▶ [TASK GOAL]:
Pick every line with "chart" from the material below.

▶ [DATASET EXCERPT]:
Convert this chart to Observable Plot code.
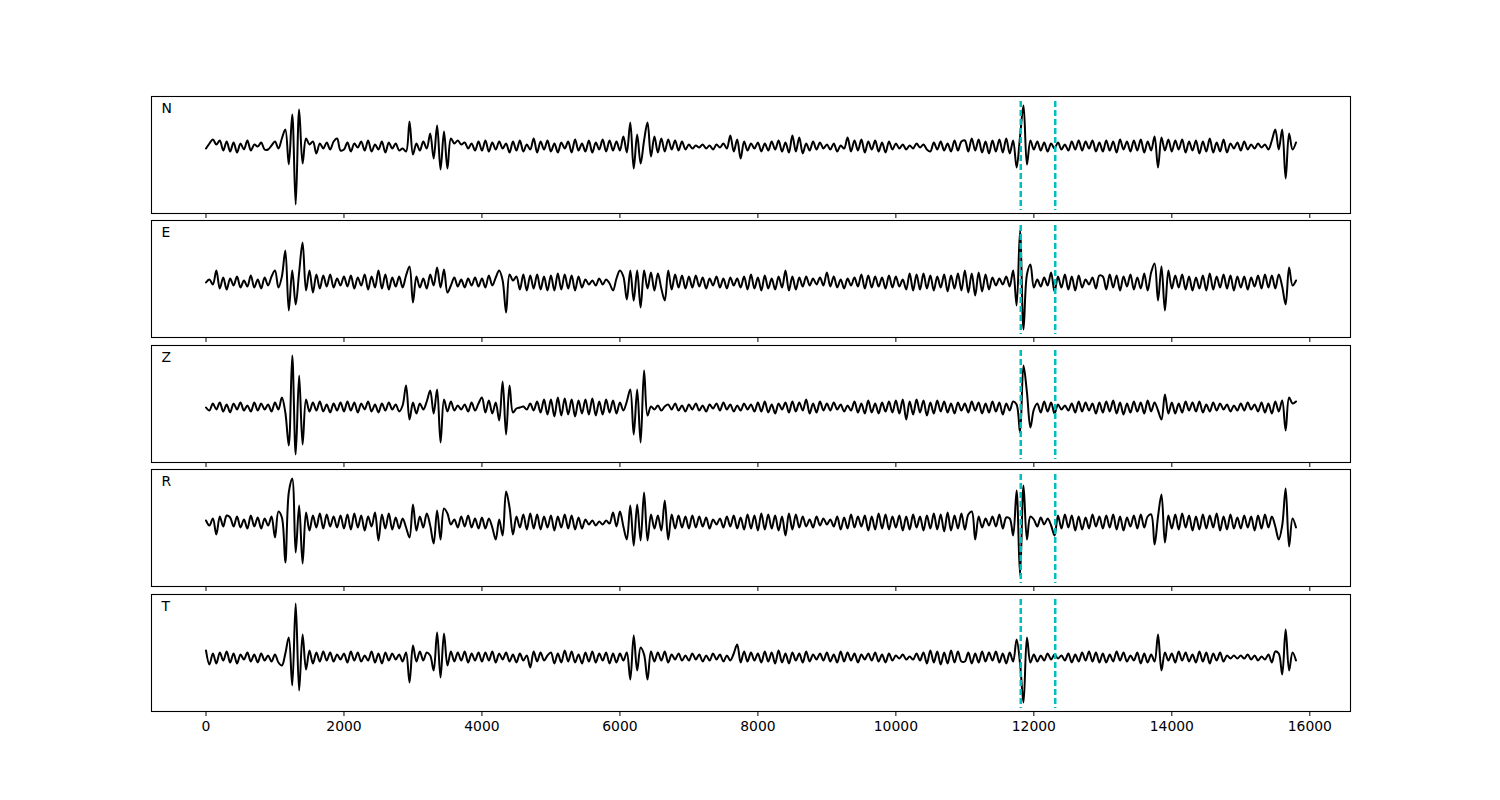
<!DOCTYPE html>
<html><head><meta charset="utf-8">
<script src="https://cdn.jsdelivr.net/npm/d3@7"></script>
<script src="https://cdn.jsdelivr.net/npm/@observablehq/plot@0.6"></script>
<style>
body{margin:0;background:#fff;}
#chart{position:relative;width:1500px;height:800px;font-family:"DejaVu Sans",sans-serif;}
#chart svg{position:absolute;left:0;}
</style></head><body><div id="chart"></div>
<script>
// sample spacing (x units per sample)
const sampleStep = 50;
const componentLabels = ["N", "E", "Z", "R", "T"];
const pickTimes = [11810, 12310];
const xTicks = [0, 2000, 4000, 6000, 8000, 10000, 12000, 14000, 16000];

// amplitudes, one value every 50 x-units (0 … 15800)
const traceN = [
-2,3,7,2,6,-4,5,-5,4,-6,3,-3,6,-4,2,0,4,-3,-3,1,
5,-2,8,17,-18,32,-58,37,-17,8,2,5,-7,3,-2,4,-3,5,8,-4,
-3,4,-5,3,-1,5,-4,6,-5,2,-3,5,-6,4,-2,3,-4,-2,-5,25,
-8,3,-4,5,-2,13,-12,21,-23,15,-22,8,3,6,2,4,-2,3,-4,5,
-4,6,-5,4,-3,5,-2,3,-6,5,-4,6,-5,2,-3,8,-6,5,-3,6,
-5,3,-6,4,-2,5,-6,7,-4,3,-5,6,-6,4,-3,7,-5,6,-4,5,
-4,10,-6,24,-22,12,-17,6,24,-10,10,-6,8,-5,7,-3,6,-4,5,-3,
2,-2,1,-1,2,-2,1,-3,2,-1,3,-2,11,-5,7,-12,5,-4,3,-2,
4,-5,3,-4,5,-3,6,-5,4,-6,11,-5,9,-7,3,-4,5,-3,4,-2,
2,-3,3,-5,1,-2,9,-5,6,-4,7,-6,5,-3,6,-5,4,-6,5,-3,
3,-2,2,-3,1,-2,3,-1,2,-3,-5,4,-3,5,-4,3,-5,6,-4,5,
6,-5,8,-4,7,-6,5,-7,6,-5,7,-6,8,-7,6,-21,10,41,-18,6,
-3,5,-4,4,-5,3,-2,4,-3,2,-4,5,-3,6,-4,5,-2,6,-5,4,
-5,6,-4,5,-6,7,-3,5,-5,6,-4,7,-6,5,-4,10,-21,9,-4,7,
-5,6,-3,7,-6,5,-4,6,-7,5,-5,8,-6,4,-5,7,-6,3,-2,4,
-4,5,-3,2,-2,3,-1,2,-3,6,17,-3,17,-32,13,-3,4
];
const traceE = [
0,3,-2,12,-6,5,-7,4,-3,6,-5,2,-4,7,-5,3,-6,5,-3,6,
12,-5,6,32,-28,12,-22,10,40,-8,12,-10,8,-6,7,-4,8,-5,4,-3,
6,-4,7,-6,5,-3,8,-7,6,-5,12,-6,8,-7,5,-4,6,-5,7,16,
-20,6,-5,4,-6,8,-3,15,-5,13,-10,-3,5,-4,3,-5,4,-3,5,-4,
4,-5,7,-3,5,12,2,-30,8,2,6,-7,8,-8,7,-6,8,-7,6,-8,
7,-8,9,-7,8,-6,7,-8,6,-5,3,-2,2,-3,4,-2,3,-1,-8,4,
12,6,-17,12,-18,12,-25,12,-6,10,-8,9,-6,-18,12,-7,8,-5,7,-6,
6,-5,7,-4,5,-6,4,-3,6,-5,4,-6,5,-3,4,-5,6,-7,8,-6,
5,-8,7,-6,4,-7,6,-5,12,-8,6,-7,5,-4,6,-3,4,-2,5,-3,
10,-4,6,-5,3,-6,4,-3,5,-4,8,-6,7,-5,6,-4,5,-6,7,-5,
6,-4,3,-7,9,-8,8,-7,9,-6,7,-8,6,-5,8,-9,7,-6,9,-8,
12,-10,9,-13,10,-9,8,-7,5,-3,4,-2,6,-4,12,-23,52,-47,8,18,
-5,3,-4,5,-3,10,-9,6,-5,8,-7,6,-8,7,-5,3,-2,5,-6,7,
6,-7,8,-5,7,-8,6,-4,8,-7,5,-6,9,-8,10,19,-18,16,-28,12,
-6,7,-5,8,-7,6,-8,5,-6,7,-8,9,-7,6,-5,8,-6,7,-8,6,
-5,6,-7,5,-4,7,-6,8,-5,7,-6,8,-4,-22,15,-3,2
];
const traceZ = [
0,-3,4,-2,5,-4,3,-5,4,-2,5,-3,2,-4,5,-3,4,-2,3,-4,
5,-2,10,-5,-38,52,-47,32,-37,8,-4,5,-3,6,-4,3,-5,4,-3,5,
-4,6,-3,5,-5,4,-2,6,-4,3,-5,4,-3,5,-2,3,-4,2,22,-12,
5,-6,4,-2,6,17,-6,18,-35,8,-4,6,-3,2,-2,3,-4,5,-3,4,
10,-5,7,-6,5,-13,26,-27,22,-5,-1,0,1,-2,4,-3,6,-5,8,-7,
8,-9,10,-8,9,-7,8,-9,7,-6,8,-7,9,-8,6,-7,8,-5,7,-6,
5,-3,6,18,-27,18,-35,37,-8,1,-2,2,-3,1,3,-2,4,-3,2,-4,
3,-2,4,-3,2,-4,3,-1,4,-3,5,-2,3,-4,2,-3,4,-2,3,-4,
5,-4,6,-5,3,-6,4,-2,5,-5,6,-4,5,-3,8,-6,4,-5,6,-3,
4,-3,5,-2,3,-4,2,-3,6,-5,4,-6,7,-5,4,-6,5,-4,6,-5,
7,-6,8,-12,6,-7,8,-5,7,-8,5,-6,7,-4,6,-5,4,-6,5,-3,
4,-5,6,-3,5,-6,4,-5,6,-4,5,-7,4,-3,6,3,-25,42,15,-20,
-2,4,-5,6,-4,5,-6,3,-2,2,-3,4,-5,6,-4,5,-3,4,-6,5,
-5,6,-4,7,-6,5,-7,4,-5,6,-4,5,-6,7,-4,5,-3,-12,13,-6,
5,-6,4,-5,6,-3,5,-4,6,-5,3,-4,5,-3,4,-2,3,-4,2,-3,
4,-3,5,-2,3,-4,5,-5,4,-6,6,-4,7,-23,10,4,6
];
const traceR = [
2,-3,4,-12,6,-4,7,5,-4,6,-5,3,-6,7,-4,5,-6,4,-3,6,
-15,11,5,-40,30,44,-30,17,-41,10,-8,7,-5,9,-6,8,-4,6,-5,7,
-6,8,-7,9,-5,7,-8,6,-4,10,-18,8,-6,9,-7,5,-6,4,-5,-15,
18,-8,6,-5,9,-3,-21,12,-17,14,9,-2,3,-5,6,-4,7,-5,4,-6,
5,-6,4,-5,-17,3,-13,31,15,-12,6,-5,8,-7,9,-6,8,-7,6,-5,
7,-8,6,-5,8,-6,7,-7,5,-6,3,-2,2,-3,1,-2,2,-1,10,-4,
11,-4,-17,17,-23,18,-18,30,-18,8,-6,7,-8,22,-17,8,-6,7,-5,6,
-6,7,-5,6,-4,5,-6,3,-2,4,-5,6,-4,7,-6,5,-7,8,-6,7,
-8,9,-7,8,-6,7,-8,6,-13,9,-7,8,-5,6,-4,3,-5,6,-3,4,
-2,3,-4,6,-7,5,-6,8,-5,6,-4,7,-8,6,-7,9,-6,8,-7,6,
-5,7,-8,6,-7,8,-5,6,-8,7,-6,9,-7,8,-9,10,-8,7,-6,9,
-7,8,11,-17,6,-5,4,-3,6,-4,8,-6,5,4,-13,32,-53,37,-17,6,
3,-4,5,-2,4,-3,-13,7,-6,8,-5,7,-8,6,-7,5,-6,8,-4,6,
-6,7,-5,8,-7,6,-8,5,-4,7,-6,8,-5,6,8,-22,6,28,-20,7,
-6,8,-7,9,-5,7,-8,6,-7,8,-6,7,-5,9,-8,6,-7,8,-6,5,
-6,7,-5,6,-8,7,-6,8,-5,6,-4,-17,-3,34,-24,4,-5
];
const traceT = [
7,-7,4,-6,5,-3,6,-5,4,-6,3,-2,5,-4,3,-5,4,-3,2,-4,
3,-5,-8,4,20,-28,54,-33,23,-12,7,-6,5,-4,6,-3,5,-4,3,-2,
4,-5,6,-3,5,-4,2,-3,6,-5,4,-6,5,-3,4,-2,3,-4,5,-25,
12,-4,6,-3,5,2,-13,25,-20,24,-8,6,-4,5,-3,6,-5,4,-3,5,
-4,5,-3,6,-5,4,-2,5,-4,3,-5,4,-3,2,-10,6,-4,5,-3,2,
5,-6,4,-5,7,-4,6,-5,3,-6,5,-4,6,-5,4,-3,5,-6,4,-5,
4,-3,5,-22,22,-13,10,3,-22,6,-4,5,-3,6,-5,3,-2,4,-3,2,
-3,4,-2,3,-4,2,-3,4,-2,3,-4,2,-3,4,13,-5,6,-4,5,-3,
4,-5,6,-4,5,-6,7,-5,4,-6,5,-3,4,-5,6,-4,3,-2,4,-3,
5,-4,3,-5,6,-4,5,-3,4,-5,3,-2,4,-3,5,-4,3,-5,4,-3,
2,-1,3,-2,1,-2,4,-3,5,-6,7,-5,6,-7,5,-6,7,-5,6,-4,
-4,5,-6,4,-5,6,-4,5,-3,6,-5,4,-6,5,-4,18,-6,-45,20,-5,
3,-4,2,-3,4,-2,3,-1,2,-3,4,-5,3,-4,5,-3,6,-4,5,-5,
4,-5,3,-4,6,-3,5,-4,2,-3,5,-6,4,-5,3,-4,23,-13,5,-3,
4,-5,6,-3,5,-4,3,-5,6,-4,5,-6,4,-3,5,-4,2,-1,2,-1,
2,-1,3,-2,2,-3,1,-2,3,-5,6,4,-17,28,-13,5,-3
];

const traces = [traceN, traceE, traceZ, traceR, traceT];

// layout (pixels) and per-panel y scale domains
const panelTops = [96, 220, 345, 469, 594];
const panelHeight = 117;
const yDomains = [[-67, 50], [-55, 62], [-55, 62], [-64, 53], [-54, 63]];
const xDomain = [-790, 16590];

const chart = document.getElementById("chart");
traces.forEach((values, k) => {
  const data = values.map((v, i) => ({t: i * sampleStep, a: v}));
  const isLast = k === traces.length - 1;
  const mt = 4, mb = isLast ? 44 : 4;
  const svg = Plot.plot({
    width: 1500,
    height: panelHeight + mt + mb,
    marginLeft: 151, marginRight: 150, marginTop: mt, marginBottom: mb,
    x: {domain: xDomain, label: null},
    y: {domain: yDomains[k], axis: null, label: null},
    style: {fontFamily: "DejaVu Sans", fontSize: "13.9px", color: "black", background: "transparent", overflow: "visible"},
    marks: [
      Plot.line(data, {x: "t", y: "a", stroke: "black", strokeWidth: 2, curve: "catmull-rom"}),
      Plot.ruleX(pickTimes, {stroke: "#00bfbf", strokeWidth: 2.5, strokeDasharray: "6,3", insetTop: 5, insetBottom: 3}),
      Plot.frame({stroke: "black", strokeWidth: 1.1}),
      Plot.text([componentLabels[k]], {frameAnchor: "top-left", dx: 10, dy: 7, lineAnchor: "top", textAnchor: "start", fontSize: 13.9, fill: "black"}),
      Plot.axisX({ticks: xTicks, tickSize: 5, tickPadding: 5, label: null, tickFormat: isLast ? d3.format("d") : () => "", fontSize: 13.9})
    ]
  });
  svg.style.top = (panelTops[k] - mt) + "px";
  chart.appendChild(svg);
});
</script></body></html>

▶ [EXERCISE ANSWER]:
Convert this chart to Observable Plot code.
#chart{position:relative;width:1500px;height:800px;font-family:"DejaVu Sans",sans-serif;}
#chart svg{position:absolute;left:0;}
</style></head><body><div id="chart"></div>
const chart = document.getElementById("chart");
  chart.appendChild(svg);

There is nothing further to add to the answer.